Provided material:
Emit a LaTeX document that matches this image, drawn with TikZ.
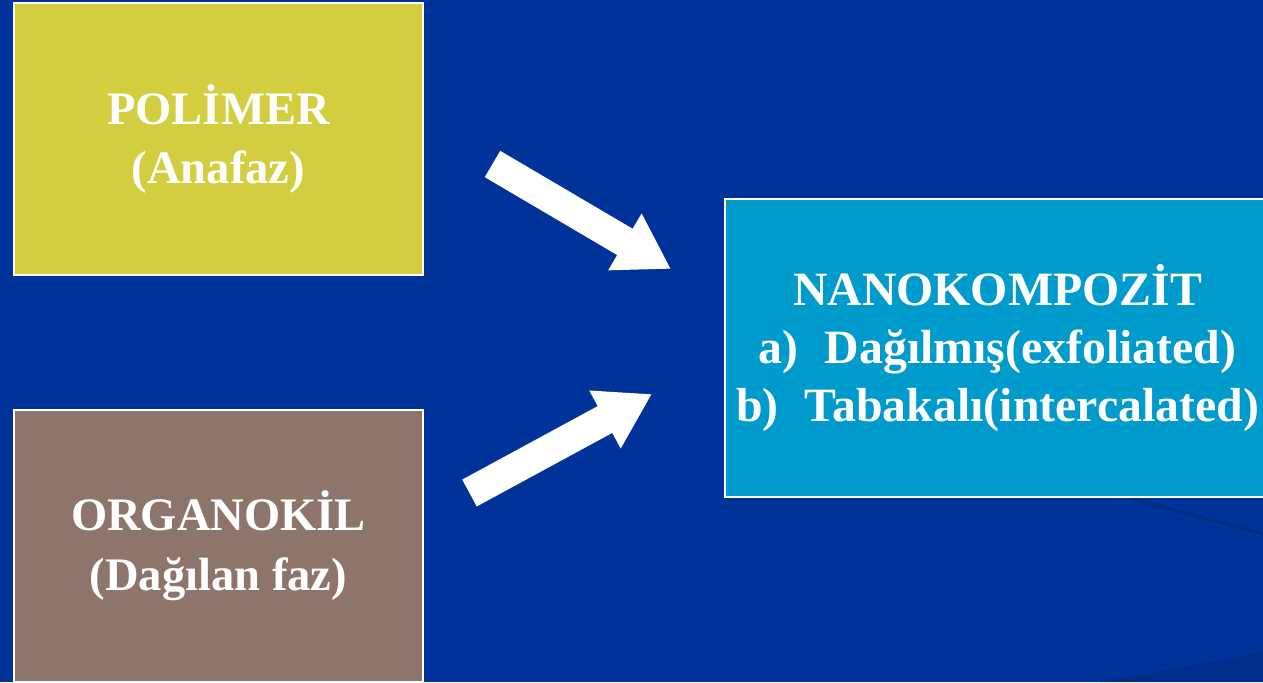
\documentclass[tikz,border=0pt]{standalone}
\usepackage{fontspec}
\setmainfont{Liberation Serif}
\usepackage{tikz}
\usetikzlibrary{arrows.meta}
\definecolor{bgblue}{RGB}{0,51,153}
\definecolor{dyellow}{RGB}{210,206,64}
\definecolor{dbrown}{RGB}{142,117,108}
\definecolor{dcyan}{RGB}{0,155,205}
\tikzset{
  phasebox/.style={draw=white, line width=0.9pt, minimum width=8.18cm, minimum height=5.44cm,
    inner sep=0pt, align=center, text=white, font=\bfseries\fontsize{26.5}{34}\selectfont},
  bigarrow/.style={white, line width=0.61cm, -{Triangle[width=1.24cm,length=1.07cm]}}
}
\begin{document}
\begin{tikzpicture}
\useasboundingbox (0,0) rectangle (25.26,13.64);
\clip (0,0) rectangle (25.26,13.64);
\fill[bgblue] (0,0) rectangle (25.26,13.64);
\draw[black!40!bgblue, opacity=0.35, line width=2pt] (22.6,3.68) -- (25.3,2.95);
\fill[black!20!bgblue, opacity=0.5] (22.0,0) -- (25.3,0.6) -- (25.3,0) -- cycle;
\node[phasebox, fill=dyellow] (polimer) at (4.37,10.86) {POLİMER\\(Anafaz)};
\node[phasebox, fill=dbrown] (organokil) at (4.37,2.72) {ORGANOKİL\\(Dağılan faz)};
\node[phasebox, fill=dcyan, minimum width=10.9cm, minimum height=5.96cm,
  font=\bfseries\fontsize{27.2}{33}\selectfont] (nano) at (19.95,6.68)
  {NANOKOMPOZİT\\a)\hspace{0.55em}Dağılmış(exfoliated)\\b)\hspace{0.55em}Tabakalı(intercalated)};
\coordinate (tail1) at (9.85,10.36);
\coordinate (tip1) at (13.42,8.26);
\coordinate (tail2) at (9.39,3.78);
\coordinate (tip2) at (13.04,5.76);
\draw[bigarrow] (tail1) -- (tip1);
\draw[bigarrow] (tail2) -- (tip2);
\end{tikzpicture}
\end{document}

Exercise directions: Return the listing above in full and without alteration, excluding its pictures.

The response:
Emit a LaTeX document that matches this image, drawn with TikZ.
\documentclass[tikz,border=0pt]{standalone}
\usepackage{fontspec}
\setmainfont{Liberation Serif}
\usepackage{tikz}
\usetikzlibrary{arrows.meta}
\definecolor{bgblue}{RGB}{0,51,153}
\definecolor{dyellow}{RGB}{210,206,64}
\definecolor{dbrown}{RGB}{142,117,108}
\definecolor{dcyan}{RGB}{0,155,205}
\tikzset{
  phasebox/.style={draw=white, line width=0.9pt, minimum width=8.18cm, minimum height=5.44cm,
    inner sep=0pt, align=center, text=white, font=\bfseries\fontsize{26.5}{34}\selectfont},
  bigarrow/.style={white, line width=0.61cm, -{Triangle[width=1.24cm,length=1.07cm]}}
}
\begin{document}
\begin{tikzpicture}
\useasboundingbox (0,0) rectangle (25.26,13.64);
\clip (0,0) rectangle (25.26,13.64);
\fill[bgblue] (0,0) rectangle (25.26,13.64);
\draw[black!40!bgblue, opacity=0.35, line width=2pt] (22.6,3.68) -- (25.3,2.95);
\fill[black!20!bgblue, opacity=0.5] (22.0,0) -- (25.3,0.6) -- (25.3,0) -- cycle;
\node[phasebox, fill=dyellow] (polimer) at (4.37,10.86) {POLİMER\\(Anafaz)};
\node[phasebox, fill=dbrown] (organokil) at (4.37,2.72) {ORGANOKİL\\(Dağılan faz)};
\node[phasebox, fill=dcyan, minimum width=10.9cm, minimum height=5.96cm,
  font=\bfseries\fontsize{27.2}{33}\selectfont] (nano) at (19.95,6.68)
  {NANOKOMPOZİT\\a)\hspace{0.55em}Dağılmış(exfoliated)\\b)\hspace{0.55em}Tabakalı(intercalated)};
\coordinate (tail1) at (9.85,10.36);
\coordinate (tip1) at (13.42,8.26);
\coordinate (tail2) at (9.39,3.78);
\coordinate (tip2) at (13.04,5.76);
\draw[bigarrow] (tail1) -- (tip1);
\draw[bigarrow] (tail2) -- (tip2);
\end{tikzpicture}
\end{document}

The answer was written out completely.